### SUPPLIED DATA
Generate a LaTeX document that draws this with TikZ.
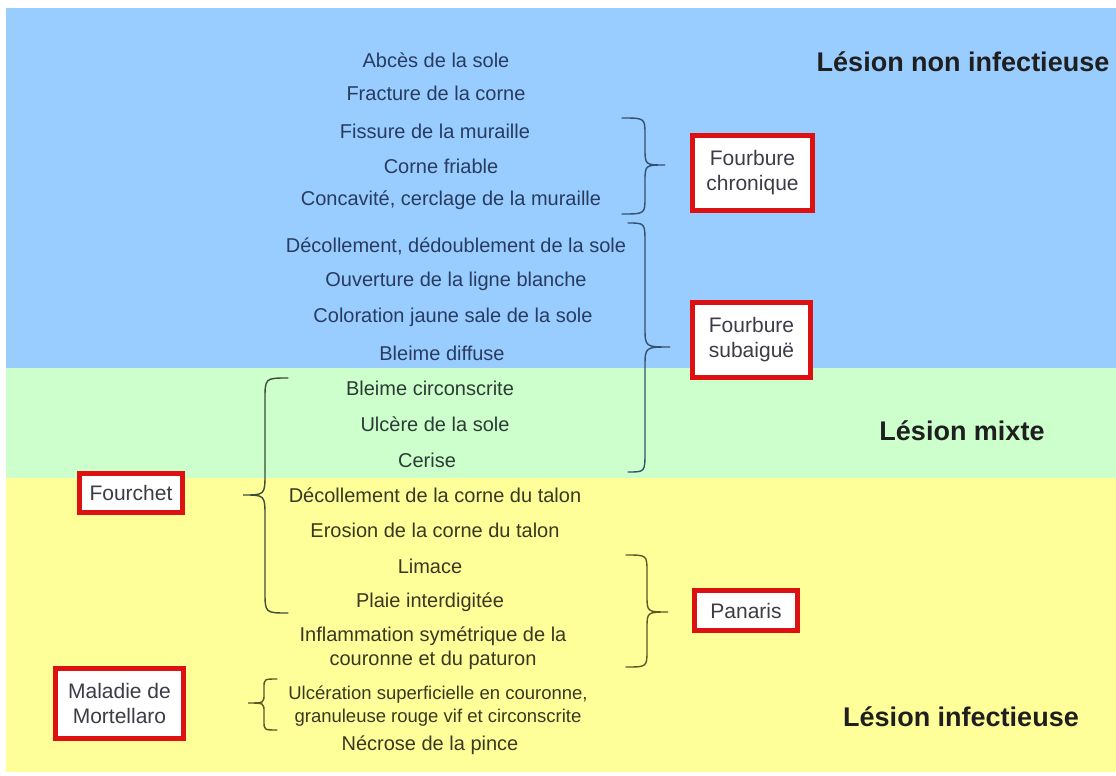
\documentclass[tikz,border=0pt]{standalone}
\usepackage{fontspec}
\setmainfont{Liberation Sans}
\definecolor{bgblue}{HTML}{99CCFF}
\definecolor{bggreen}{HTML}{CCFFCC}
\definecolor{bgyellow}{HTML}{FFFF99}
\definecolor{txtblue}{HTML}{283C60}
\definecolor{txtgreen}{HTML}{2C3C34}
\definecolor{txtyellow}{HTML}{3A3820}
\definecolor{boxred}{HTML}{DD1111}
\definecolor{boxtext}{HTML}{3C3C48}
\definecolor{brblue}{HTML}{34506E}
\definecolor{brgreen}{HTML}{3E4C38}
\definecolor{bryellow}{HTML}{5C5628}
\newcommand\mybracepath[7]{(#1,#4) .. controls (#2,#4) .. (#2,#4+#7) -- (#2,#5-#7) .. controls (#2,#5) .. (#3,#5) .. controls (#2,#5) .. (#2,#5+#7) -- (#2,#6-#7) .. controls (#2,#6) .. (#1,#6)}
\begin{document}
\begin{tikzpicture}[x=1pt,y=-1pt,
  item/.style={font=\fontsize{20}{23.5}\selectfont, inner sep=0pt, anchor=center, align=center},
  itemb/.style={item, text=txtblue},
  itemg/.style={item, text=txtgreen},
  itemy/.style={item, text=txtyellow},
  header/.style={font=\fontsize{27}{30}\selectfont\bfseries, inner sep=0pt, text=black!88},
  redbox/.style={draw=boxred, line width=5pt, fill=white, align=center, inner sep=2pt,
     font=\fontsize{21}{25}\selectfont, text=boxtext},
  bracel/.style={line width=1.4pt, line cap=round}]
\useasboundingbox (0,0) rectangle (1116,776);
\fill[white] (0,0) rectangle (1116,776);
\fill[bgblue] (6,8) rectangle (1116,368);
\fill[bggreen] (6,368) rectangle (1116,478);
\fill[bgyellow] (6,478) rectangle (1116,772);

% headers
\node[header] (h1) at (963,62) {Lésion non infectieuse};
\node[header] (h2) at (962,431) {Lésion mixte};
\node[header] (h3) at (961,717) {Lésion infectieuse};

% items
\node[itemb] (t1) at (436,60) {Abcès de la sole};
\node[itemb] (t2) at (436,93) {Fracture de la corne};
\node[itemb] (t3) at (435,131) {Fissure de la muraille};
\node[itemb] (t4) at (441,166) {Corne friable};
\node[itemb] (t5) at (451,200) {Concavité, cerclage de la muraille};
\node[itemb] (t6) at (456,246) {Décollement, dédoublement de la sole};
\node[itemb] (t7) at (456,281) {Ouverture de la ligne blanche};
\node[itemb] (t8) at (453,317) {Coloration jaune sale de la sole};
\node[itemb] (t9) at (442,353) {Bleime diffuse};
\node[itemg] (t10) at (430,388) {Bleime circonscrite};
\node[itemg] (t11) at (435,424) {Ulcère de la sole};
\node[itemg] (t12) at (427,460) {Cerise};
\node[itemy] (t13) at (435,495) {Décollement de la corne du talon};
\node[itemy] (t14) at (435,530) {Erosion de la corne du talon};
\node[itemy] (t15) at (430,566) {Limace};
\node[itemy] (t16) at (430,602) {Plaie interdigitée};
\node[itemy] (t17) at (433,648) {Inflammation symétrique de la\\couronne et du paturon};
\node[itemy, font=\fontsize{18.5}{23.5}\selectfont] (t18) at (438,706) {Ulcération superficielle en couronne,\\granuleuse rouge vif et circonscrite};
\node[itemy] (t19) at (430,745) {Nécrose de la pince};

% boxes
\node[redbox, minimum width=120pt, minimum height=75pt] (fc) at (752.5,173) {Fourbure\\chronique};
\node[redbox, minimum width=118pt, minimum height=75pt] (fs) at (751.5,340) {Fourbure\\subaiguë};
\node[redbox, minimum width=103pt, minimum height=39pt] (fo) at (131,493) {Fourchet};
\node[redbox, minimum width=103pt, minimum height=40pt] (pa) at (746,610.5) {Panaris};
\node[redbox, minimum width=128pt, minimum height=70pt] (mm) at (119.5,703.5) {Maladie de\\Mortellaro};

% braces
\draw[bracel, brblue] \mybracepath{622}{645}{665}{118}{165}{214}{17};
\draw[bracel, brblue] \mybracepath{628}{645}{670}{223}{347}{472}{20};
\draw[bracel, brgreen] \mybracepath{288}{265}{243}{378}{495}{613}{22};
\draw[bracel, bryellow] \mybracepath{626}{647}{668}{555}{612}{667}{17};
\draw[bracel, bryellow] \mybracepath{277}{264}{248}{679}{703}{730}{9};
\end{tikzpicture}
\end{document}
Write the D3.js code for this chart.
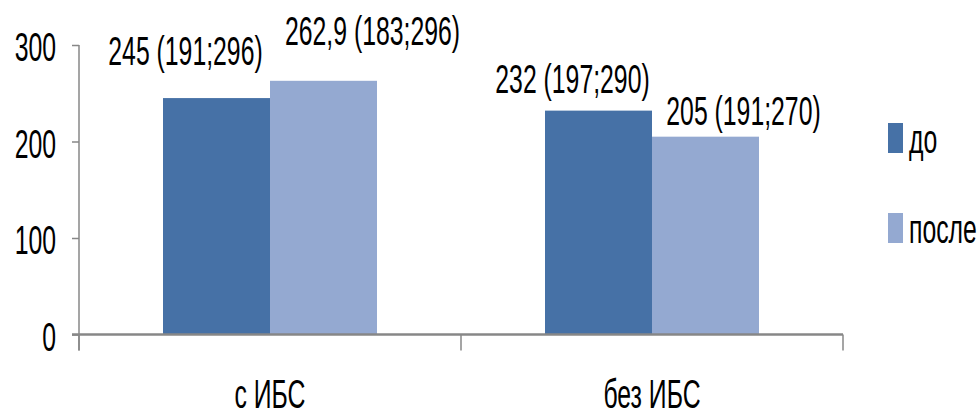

### EXERCISE GOAL
Write the records out again in full, exactly, and skip every picture.

### THE RESPONSE
Generate a LaTeX document that draws this with TikZ.
\documentclass[tikz,border=0pt]{standalone}
\usepackage{fontspec}
\setmainfont{Liberation Sans}
\definecolor{bgblue}{HTML}{99CCFF}
\definecolor{bggreen}{HTML}{CCFFCC}
\definecolor{bgyellow}{HTML}{FFFF99}
\definecolor{txtblue}{HTML}{283C60}
\definecolor{txtgreen}{HTML}{2C3C34}
\definecolor{txtyellow}{HTML}{3A3820}
\definecolor{boxred}{HTML}{DD1111}
\definecolor{boxtext}{HTML}{3C3C48}
\definecolor{brblue}{HTML}{34506E}
\definecolor{brgreen}{HTML}{3E4C38}
\definecolor{bryellow}{HTML}{5C5628}
\newcommand\mybracepath[7]{(#1,#4) .. controls (#2,#4) .. (#2,#4+#7) -- (#2,#5-#7) .. controls (#2,#5) .. (#3,#5) .. controls (#2,#5) .. (#2,#5+#7) -- (#2,#6-#7) .. controls (#2,#6) .. (#1,#6)}
\begin{document}
\begin{tikzpicture}[x=1pt,y=-1pt,
  item/.style={font=\fontsize{20}{23.5}\selectfont, inner sep=0pt, anchor=center, align=center},
  itemb/.style={item, text=txtblue},
  itemg/.style={item, text=txtgreen},
  itemy/.style={item, text=txtyellow},
  header/.style={font=\fontsize{27}{30}\selectfont\bfseries, inner sep=0pt, text=black!88},
  redbox/.style={draw=boxred, line width=5pt, fill=white, align=center, inner sep=2pt,
     font=\fontsize{21}{25}\selectfont, text=boxtext},
  bracel/.style={line width=1.4pt, line cap=round}]
\useasboundingbox (0,0) rectangle (1116,776);
\fill[white] (0,0) rectangle (1116,776);
\fill[bgblue] (6,8) rectangle (1116,368);
\fill[bggreen] (6,368) rectangle (1116,478);
\fill[bgyellow] (6,478) rectangle (1116,772);

% headers
\node[header] (h1) at (963,62) {Lésion non infectieuse};
\node[header] (h2) at (962,431) {Lésion mixte};
\node[header] (h3) at (961,717) {Lésion infectieuse};

% items
\node[itemb] (t1) at (436,60) {Abcès de la sole};
\node[itemb] (t2) at (436,93) {Fracture de la corne};
\node[itemb] (t3) at (435,131) {Fissure de la muraille};
\node[itemb] (t4) at (441,166) {Corne friable};
\node[itemb] (t5) at (451,200) {Concavité, cerclage de la muraille};
\node[itemb] (t6) at (456,246) {Décollement, dédoublement de la sole};
\node[itemb] (t7) at (456,281) {Ouverture de la ligne blanche};
\node[itemb] (t8) at (453,317) {Coloration jaune sale de la sole};
\node[itemb] (t9) at (442,353) {Bleime diffuse};
\node[itemg] (t10) at (430,388) {Bleime circonscrite};
\node[itemg] (t11) at (435,424) {Ulcère de la sole};
\node[itemg] (t12) at (427,460) {Cerise};
\node[itemy] (t13) at (435,495) {Décollement de la corne du talon};
\node[itemy] (t14) at (435,530) {Erosion de la corne du talon};
\node[itemy] (t15) at (430,566) {Limace};
\node[itemy] (t16) at (430,602) {Plaie interdigitée};
\node[itemy] (t17) at (433,648) {Inflammation symétrique de la\\couronne et du paturon};
\node[itemy, font=\fontsize{18.5}{23.5}\selectfont] (t18) at (438,706) {Ulcération superficielle en couronne,\\granuleuse rouge vif et circonscrite};
\node[itemy] (t19) at (430,745) {Nécrose de la pince};

% boxes
\node[redbox, minimum width=120pt, minimum height=75pt] (fc) at (752.5,173) {Fourbure\\chronique};
\node[redbox, minimum width=118pt, minimum height=75pt] (fs) at (751.5,340) {Fourbure\\subaiguë};
\node[redbox, minimum width=103pt, minimum height=39pt] (fo) at (131,493) {Fourchet};
\node[redbox, minimum width=103pt, minimum height=40pt] (pa) at (746,610.5) {Panaris};
\node[redbox, minimum width=128pt, minimum height=70pt] (mm) at (119.5,703.5) {Maladie de\\Mortellaro};

% braces
\draw[bracel, brblue] \mybracepath{622}{645}{665}{118}{165}{214}{17};
\draw[bracel, brblue] \mybracepath{628}{645}{670}{223}{347}{472}{20};
\draw[bracel, brgreen] \mybracepath{288}{265}{243}{378}{495}{613}{22};
\draw[bracel, bryellow] \mybracepath{626}{647}{668}{555}{612}{667}{17};
\draw[bracel, bryellow] \mybracepath{277}{264}{248}{679}{703}{730}{9};
\end{tikzpicture}
\end{document}
Write the D3.js code for this chart.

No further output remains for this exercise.